Analysing Your Minimum Factor: Holistic Small Groups
The purpose of this series is to offer some basic “entry points” for beginning to explore your Minimum Factor graph.
This post is for those whose Minimum Factor is Holistic Small Groups.
Two initial points need to be made.
First, all the questions relate to the degree to which the small groups in the church are places where “individual believers can find intimate community, practical help, and intense spiritual interaction” (Schwarz, Color Your World with NCD, p116). The higher a question’s result, the greater its contribution to groups being “holistic”.
Secondly, the questions are included in the survey because it has been shown to high degree of accuracy in international statistical terms that they distinguish healthy growing churches from those in decline. In effect, churches attracting higher scores for these questions are more likely to be growing, and vice versa. Not liking the questions, or thinking other questions would be better, in no way detracts from the 10 appearing on the graph.
1. Essential foundations for growing meaningful relationships
Q90 – In my small group we trust each other
Q65 – I am a member of a small group in which I feel at home
Growing meaningful holistic relationships always depends on a foundation of trust proven over time. Trust is broken quickly but repaired agonisingly slowly, so it must be paramount in the thinking of small group leaders. If people “feel at home” they are more likely to open up about themselves.
2. Growing relational depth
Q49 – I am a member of a small group in our church where it is possible to talk about personal problems
Q34 – My small group helps me grow in my spiritual life
Q55 – I am a member of a group in our church where others will pray with me if I need it
For commentary on these questions, see point #4 ‘The relational onion’ in the blog ‘Analysing Your Minimum Factor: Loving Relationships’.
To contemplate small groups in your church which largely do not help members grow in their spiritual life can be quite instructive in thinking about the place of small groups in the overall health and growth of the church.
Q27 – In my small group we spend lots of time on things which are irrelevant to me (neg)
Q11 – My small group helps me with the challenges of my life
These two questions imply that small groups must provide an environment where members can raise issues confronting them in their daily lives and then address them with responses (e.g. offering Christian community, applying biblical principles) which are relevant and helpful. Many a “traditional Bible study group” fails because it does not appreciate that simply studying the Bible together is no guarantee of relevance.
4. Small Group Leader training
Q76 – The leaders of our small groups are trained for their tasks
Like churches, small groups rise and fall on leadership. If growing holistic small groups is a priority in your church, then investing in the ongoing training of your small group leaders is a top priority. The essence of the training should be on how the prospective leaders can bring together a small group of people to grow in spiritual maturity and support one another in biblical community.
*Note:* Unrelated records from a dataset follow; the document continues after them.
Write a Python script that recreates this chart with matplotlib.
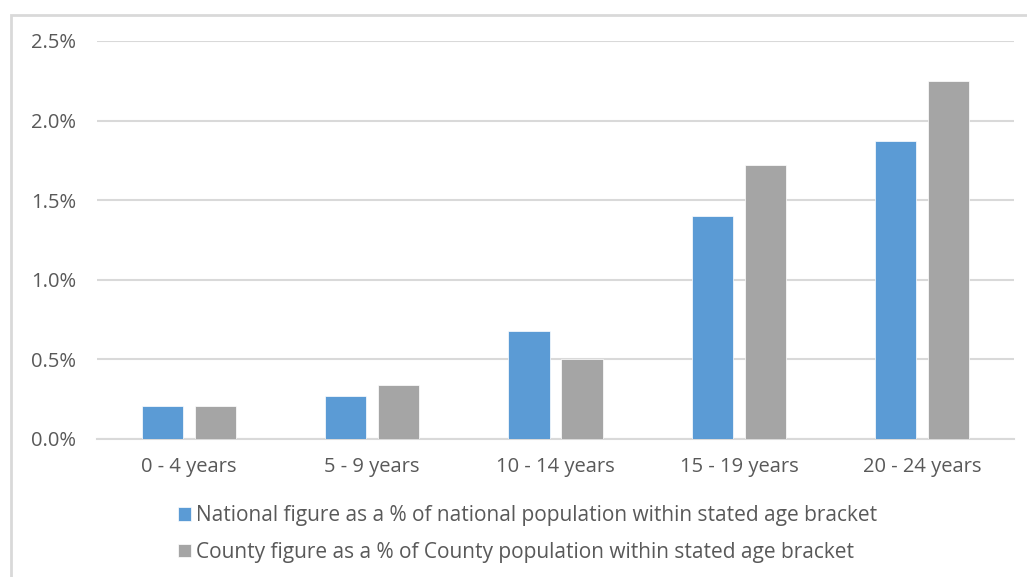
import matplotlib.pyplot as plt
import matplotlib.patches as mpatches
import numpy as np

plt.rcParams['font.family'] = ['Open Sans', 'DejaVu Sans']

age_groups = ['0 - 4 years', '5 - 9 years', '10 - 14 years', '15 - 19 years', '20 - 24 years']
national = [0.21, 0.27, 0.68, 1.40, 1.87]
county = [0.21, 0.34, 0.50, 1.72, 2.25]
labels = ['National figure as a % of national population within stated age bracket',
          'County figure as a % of County population within stated age bracket']

fig = plt.figure(figsize=(10.27, 5.77), dpi=100)
ax = fig.add_axes([97 / 1027, 1 - 439 / 577, (1014 - 97) / 1027, (439 - 41) / 577])

# outer chart border (top and left visible)
fig.patches.append(mpatches.Rectangle((11 / 1027, -0.05), 1.2, 1 - 15 / 577 + 0.05,
                                      transform=fig.transFigure, fill=False,
                                      edgecolor='#D9D9D9', linewidth=2))

x = np.arange(len(age_groups))
w = 0.224
ax.bar(x - 0.1445, national, w, color='#5B9BD5', edgecolor='white', linewidth=0.5, label=labels[0], zorder=3)
ax.bar(x + 0.1445, county, w, color='#A5A5A5', edgecolor='white', linewidth=0.5, label=labels[1], zorder=3)

ax.set_xlim(-0.5, len(age_groups) - 0.5)
ax.set_ylim(0, 2.5)
yt = np.arange(0, 2.51, 0.5)
ax.set_yticks(yt)
ax.set_yticklabels([f'{v:.1f}%' for v in yt])
ax.set_xticks(x)
ax.set_xticklabels(age_groups)
ax.tick_params(axis='both', length=0, labelsize=14.5, colors='#595959')
ax.tick_params(axis='x', pad=13)
ax.tick_params(axis='y', pad=15)
ax.grid(axis='y', color='#D9D9D9', linewidth=1.5, zorder=0)
for s in ['top', 'right', 'left']:
    ax.spines[s].set_visible(False)
ax.spines['bottom'].set_color('#D9D9D9')
ax.spines['bottom'].set_linewidth(1.5)

fig.legend(loc='upper left', bbox_to_anchor=(170 / 1027, 1 - 497 / 577), frameon=False,
           fontsize=15, labelcolor='#595959', handlelength=0.6, handleheight=0.6,
           handletextpad=0.25, labelspacing=0.75, borderaxespad=0)

fig.savefig('out.png', dpi=100)
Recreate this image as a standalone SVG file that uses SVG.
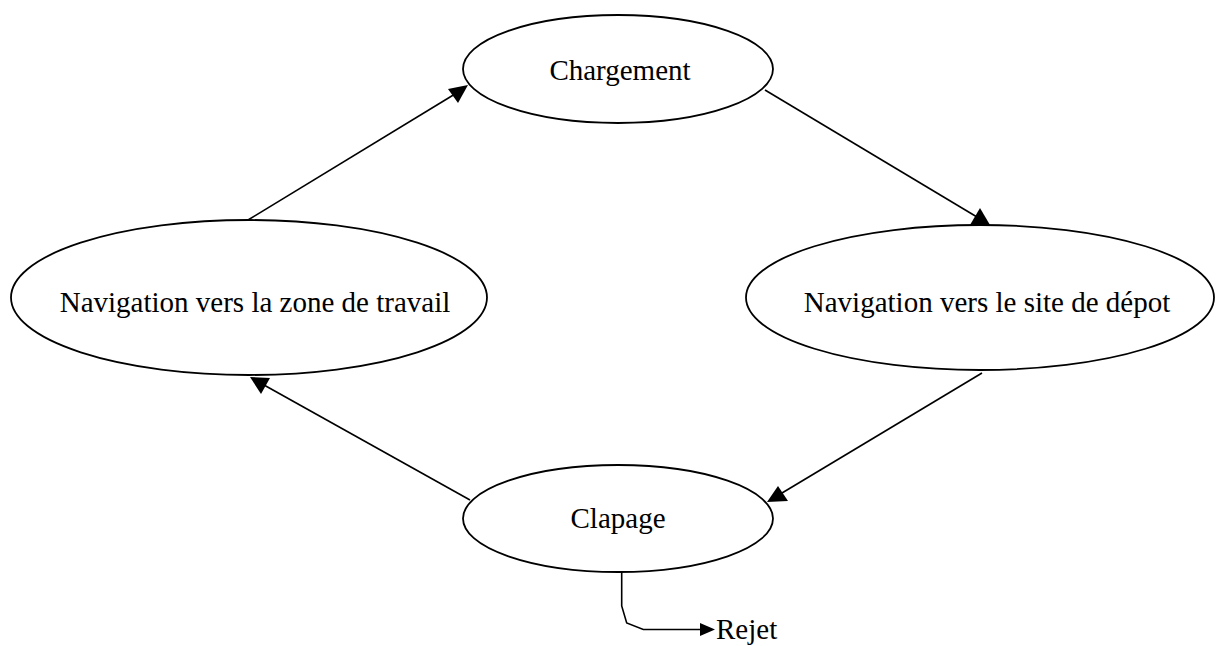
<svg xmlns="http://www.w3.org/2000/svg" width="1216" height="646" viewBox="0 0 1216 646">
<style>
.node ellipse{fill:#fff;stroke:#000;stroke-width:1.8}
.lbl{font-family:"Liberation Serif","Times New Roman",serif;font-size:29px;fill:#000}
.edge{fill:none;stroke:#000;stroke-width:1.6}
.head{fill:#000;stroke:none}
</style>
<rect width="1216" height="646" fill="#fff"/>
<g id="connectors">
<line class="edge" x1="248" y1="220" x2="455" y2="94"/>
<polygon class="head" points="468,85 448,89 458,103"/>
<line class="edge" x1="765" y1="90" x2="977" y2="217"/>
<polygon class="head" points="990,225 980,208 970,225"/>
<line class="edge" x1="982" y1="373" x2="782" y2="493"/>
<polygon class="head" points="767,502 778,486 788,501"/>
<line class="edge" x1="470" y1="500" x2="264" y2="385"/>
<polygon class="head" points="250,377 270,378 261,394"/>
<polyline class="edge" points="621.7,572 621.7,606 626.7,623 643.3,629.5 702,629.5"/>
<polygon class="head" points="715,629.5 700,623 700,636"/>
</g>
<g id="chargement" class="node">
<ellipse cx="618" cy="69" rx="155" ry="54"/>
<text class="lbl" x="620" y="80" text-anchor="middle">Chargement</text>
</g>
<g id="nav-zone" class="node">
<ellipse cx="249" cy="297.5" rx="238" ry="77.5"/>
<text class="lbl" x="255" y="312" text-anchor="middle">Navigation vers la zone de travail</text>
</g>
<g id="nav-depot" class="node">
<ellipse cx="980" cy="297.5" rx="234" ry="72.5"/>
<text class="lbl" x="987" y="312" text-anchor="middle">Navigation vers le site de dépot</text>
</g>
<g id="clapage" class="node">
<ellipse cx="618" cy="518.5" rx="155" ry="53.5"/>
<text class="lbl" x="618" y="528" text-anchor="middle">Clapage</text>
</g>
<g id="rejet">
<text class="lbl" x="716" y="639">Rejet</text>
</g>
</svg>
It is surprising how many pastors say small groups are important but don’t have regular small group leader training and don’t allocate money in the budget to resource them.
I think Carl George set a good benchmark with his VHS meetings – monthly gatherings of small group leaders where some ‘vision’ is shared, the leaders ‘huddle’ to discuss issues of importance to them in working with their small groups, and a ‘skill’ is imparted to grow leader competence.
5. Growing in numbers not just maturity
Q54 – In the group I belong to it is easy for newcomers to be integrated
Q78 – Our small groups actively seek to multiply themselves
I was intrigued to learn once that, on average, small groups become closed to outsiders just six weeks after forming. Yes, that quickly. The reason most often given is that every time you add a new person the relational dynamics change. Good point, but closing the doors to newcomers can also be an excuse for becoming comfortable. I talk about the ‘billabong’ problem (see Wikipedia definition if not Australian) – at some point the lack of ‘inflow’ not only leads to a lack of ‘outflow’ but progressive stagnation. Over time small groups need a steady supply of newcomers to keep them fresh and a vital part of the healthy growth of the church as a whole.
Which leads to the issue of multiplication. I’ve heard the argument that ‘multiplication’ actually means ‘division’, and ‘division is death’. That is, multiplying a group into two breaks up relationships that have been forged over time. I fear the argument is more based on staying within a comfort zone instead of resolutely facing the challenges of ongoing growth (both personal and church). Healthy groups focused on growth in both numbers and maturity can expect to multiply naturally, and welcome it when it occurs.